Put it all together:
There is something to see here: four groups of four. The 16 gammas can take one path in spacetime and generate 15 other paths of events. The sum of all possible histories may look something like this. The animation has the look of relativistic quantum field theory: many particles at once doing things that I am probably not bright enough to understand.

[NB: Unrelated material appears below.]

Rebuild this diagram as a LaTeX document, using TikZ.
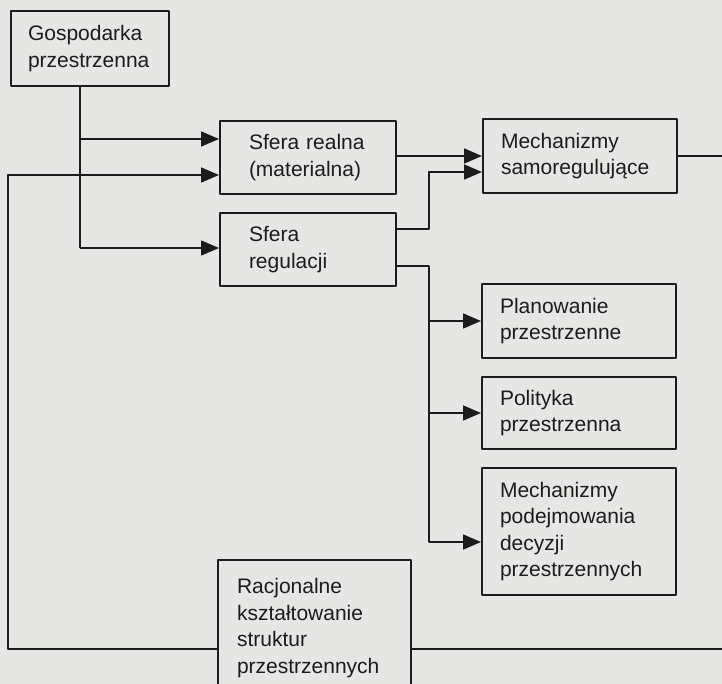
\documentclass[tikz,border=0pt]{standalone}
\usepackage{fontspec}
\setmainfont{Liberation Sans}
\usetikzlibrary{arrows.meta}
\definecolor{scan}{RGB}{230,230,228}
\definecolor{ink}{RGB}{28,28,28}
\begin{document}
\begin{tikzpicture}[x=1pt, y=-1pt, line join=round, >={Triangle[length=18pt,width=15pt]},
	font=\fontsize{21}{26.5}\selectfont,
	box/.style={draw=ink, line width=2pt, text=ink, align=left, anchor=north west, inner ysep=0pt},
	link/.style={draw=ink, line width=1.7pt}]
	\def\xmin{0} \def\xmax{722}
	\def\ymin{0} \def\ymax{684}
	\fill[scan] (\xmin,\ymin) rectangle (\xmax,\ymax);
	\useasboundingbox (\xmin,\ymin) rectangle (\xmax,\ymax);
	\clip (\xmin,\ymin) rectangle (\xmax,\ymax);
	% boxes
	\node[box, text width=124pt, inner xsep=17pt, minimum height=75pt] (gosp) at (10,10) {Gospodarka\\przestrzenna};
	\node[box, text width=118pt, inner xsep=29pt, minimum height=73pt] (real) at (219,120) {Sfera realna\\(materialna)};
	\node[box, text width=118pt, inner xsep=29pt, minimum height=73pt] (regul) at (219,212) {Sfera\\regulacji};
	\node[box, text width=158pt, inner xsep=18pt, minimum height=74pt] (samo) at (482,118) {Mechanizmy\\samoregulujące};
	\node[box, text width=158pt, inner xsep=18pt, minimum height=74pt] (plan) at (481,283) {Planowanie\\przestrzenne};
	\node[box, text width=158pt, inner xsep=18pt, minimum height=72pt] (polit) at (481,376) {Polityka\\przestrzenna};
	\node[box, text width=158pt, inner xsep=18pt, minimum height=127pt] (decyz) at (481,467) {Mechanizmy\\podejmowania\\decyzji\\przestrzennych};
	\node[box, text width=155pt, inner xsep=19pt, minimum height=136pt] (racj) at (217,559) {Racjonalne\\kształtowanie\\struktur\\przestrzennych};
	% corners
	\coordinate (gsp) at (80,139);
	\coordinate (gsp2) at (80,248);
	\coordinate (lp) at (8,175);
	\coordinate (lb) at (8,649);
	\coordinate (rj) at (429,229);
	\coordinate (rj2) at (429,172);
	\coordinate (rk) at (429,266);
	\coordinate (rk2) at (429,542);
	\coordinate (edge) at (\xmax,0);
	% connectors
	\draw[link] (gosp.south -| gsp) -- (gsp2);
	\draw[link,->] (gsp) -- (gsp -| real.west);
	\draw[link,->] (gsp2) -- (gsp2 -| regul.west);
	\draw[link,->] (lb -| racj.west) -- (lb) -- (lp) -- (lp -| real.west);
	\draw[link,->] (samo.west -| real.east) -- (samo.west);
	\draw[link,->] (rj -| regul.east) -- (rj) -- (rj2) -- (rj2 -| samo.west);
	\draw[link,->] (rk -| regul.east) -- (rk) -- (rk2) -- (rk2 -| decyz.west);
	\draw[link,->] (rk |- plan.west) -- (plan.west);
	\draw[link,->] (rk |- polit.west) -- (polit.west);
	\draw[link] (samo.east) -- (samo.east -| edge);
	\draw[link] (lb -| racj.east) -- (lb -| edge);
\end{tikzpicture}
\end{document}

Have the goals been achieved? First, write out all 16 gammas using quaternions basis vectors in a quaternion triple product. Second, group the 16 as diagonals, ones, and crosses. The visualizations at least provide a hope for meaningful animations in the future.
Doug
Note added in proof:
The initial 16 gammas to quaternion triple products had 6 errors. I had not used the translations in practice. As penance, I created a Mathematica notebook to confirm the data in the translation table. I spotted two missing minus signs on the gamma1 gamma5 matrix representation, but otherwise things were OK. If anyone is interested, the mathematica notebook and pdf are available.
Snarky puzzle:
At ICC8 in Campinas Brazil, I pitched the quaternions + California ring program to Prof. David Hestenes of Clifford&geometric algebra fame. Being a seasoned vet, this sounded like an old, bad dream to his ear. Quaternions are just a bit player, Cl(0, 2), in the larger sea of Clifford Algebras.

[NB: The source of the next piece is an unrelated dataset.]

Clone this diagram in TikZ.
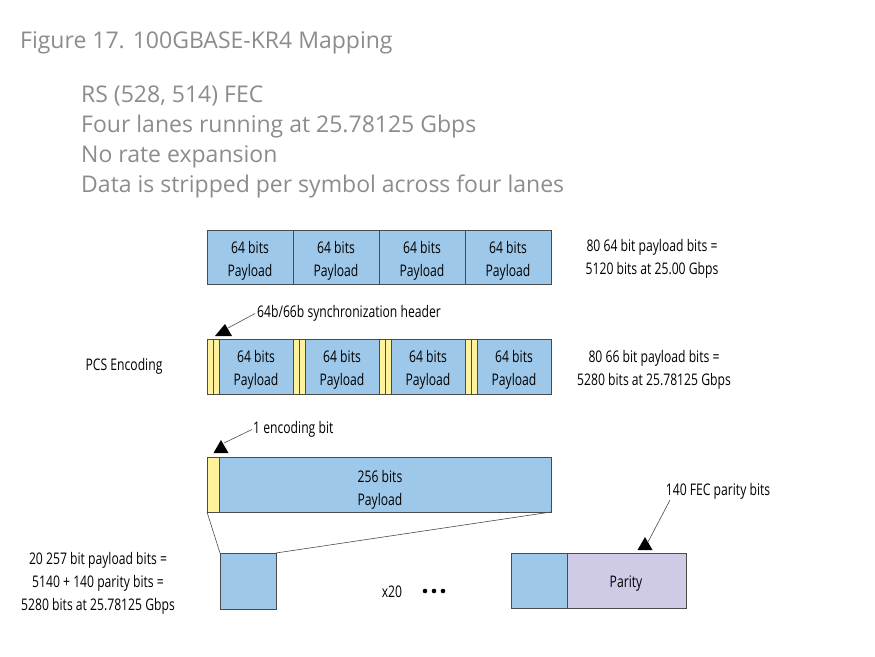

The real numbers are Cl(0, 0) and a subgroup of quaternions. The complex numbers are Cl(0, 1) and a subgroup of quaternions. The gamma matrices belong to the Clifford algebra Cl(1, 3). [A transformation with properties similar to gamma matrices can be done with quaternions as discussed here.] In an earlier snarky puzzle, I showed how to represent the Lorentz group using real-valued quaternions. Quaternions are intimate friends of 4π rotations needed for spinors.
Please list all the important things quaternions cannot do anymore.